GIVEN REQUEST.
Search the material for the word "chart" and report each line where it turns up.

GIVEN MATERIAL.
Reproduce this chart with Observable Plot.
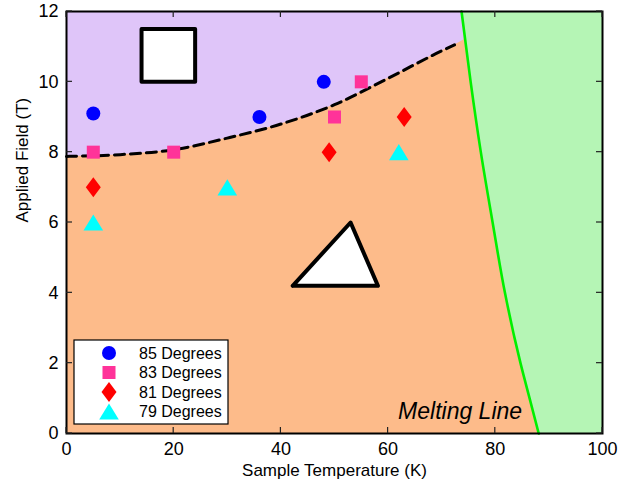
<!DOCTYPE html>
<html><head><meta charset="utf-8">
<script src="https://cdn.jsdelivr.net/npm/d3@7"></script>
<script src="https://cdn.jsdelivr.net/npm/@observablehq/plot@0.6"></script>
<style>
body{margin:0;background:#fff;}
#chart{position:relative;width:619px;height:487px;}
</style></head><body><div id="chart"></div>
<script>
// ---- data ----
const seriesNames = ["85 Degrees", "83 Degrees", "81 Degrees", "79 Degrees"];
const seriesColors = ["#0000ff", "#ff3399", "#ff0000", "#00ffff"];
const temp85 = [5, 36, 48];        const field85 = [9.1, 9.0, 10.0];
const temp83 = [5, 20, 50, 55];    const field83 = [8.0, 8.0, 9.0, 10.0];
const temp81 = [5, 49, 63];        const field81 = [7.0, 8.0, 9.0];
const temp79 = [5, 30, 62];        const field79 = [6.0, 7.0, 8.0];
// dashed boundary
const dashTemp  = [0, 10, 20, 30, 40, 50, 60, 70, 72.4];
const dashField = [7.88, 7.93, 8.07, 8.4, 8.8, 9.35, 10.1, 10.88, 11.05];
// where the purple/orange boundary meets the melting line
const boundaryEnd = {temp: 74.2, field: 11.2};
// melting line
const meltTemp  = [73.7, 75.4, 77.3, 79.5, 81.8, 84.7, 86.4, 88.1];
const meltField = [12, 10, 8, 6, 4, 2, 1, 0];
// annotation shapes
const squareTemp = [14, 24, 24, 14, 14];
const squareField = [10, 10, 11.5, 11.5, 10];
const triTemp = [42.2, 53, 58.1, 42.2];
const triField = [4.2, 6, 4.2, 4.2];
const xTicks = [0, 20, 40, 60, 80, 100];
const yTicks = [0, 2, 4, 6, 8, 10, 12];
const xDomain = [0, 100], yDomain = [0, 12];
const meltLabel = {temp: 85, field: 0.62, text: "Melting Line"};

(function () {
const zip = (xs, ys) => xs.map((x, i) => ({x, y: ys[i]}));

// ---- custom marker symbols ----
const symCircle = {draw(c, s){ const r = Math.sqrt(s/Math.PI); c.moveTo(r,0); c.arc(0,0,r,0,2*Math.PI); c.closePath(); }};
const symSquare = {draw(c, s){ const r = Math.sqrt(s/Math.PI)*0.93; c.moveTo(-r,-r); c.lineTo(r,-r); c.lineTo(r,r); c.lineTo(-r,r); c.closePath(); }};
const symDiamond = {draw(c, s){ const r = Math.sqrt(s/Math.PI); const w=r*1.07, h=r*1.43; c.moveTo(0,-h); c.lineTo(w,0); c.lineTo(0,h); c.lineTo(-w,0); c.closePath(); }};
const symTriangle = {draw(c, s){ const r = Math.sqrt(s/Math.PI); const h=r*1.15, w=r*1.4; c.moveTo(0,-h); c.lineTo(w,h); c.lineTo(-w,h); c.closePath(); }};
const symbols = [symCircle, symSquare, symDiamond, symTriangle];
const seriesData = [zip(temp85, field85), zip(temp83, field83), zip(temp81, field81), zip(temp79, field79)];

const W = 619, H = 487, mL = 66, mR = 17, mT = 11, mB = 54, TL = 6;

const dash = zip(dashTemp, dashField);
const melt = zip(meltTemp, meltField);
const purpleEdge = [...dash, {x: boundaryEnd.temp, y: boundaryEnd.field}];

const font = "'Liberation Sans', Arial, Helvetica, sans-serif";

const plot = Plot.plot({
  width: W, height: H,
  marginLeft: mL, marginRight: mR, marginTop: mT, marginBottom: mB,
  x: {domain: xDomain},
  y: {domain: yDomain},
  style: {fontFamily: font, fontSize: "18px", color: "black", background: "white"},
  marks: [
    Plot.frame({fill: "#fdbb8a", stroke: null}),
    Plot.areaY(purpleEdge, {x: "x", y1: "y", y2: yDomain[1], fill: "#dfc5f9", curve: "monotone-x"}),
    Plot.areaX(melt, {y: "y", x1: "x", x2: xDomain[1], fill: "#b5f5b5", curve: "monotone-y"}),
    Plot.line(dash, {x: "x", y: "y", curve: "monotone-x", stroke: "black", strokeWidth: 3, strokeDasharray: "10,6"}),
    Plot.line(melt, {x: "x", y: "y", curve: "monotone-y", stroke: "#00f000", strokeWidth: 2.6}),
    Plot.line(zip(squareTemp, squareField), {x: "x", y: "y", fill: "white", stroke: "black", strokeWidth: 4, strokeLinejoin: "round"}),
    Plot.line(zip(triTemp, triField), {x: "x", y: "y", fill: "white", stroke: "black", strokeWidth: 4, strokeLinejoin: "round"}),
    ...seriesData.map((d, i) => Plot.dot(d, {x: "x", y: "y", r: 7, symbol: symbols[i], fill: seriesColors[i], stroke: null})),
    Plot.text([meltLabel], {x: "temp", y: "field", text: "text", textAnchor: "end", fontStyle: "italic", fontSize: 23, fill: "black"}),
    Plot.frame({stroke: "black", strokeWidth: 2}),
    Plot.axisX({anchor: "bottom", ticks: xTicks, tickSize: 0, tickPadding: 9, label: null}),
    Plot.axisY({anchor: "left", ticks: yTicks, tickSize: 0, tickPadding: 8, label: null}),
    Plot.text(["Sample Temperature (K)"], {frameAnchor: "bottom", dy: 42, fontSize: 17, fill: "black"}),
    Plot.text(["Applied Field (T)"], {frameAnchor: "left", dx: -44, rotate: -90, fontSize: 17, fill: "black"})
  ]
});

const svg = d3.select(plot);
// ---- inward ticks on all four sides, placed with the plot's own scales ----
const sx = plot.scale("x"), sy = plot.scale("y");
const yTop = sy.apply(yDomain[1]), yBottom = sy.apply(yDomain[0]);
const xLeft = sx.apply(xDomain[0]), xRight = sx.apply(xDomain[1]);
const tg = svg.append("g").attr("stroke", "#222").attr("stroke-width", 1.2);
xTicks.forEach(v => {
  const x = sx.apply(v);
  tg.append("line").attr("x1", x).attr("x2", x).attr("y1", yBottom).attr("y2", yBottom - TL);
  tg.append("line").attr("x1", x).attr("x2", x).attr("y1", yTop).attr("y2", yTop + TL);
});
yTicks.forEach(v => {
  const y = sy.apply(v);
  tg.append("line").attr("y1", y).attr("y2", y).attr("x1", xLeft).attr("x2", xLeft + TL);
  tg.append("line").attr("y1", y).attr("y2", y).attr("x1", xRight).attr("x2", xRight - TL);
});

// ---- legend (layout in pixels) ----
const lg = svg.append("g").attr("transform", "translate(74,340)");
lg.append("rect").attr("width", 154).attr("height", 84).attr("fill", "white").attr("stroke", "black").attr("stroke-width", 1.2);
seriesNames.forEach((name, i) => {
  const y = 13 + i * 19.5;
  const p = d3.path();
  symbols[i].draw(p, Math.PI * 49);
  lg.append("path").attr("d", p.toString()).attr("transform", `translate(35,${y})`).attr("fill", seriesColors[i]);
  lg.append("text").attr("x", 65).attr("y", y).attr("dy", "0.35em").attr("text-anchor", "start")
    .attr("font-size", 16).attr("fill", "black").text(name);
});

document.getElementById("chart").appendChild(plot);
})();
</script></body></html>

SOLUTION TO THIS PROBLEM.
Reproduce this chart with Observable Plot.
#chart{position:relative;width:619px;height:487px;}
</style></head><body><div id="chart"></div>
document.getElementById("chart").appendChild(plot);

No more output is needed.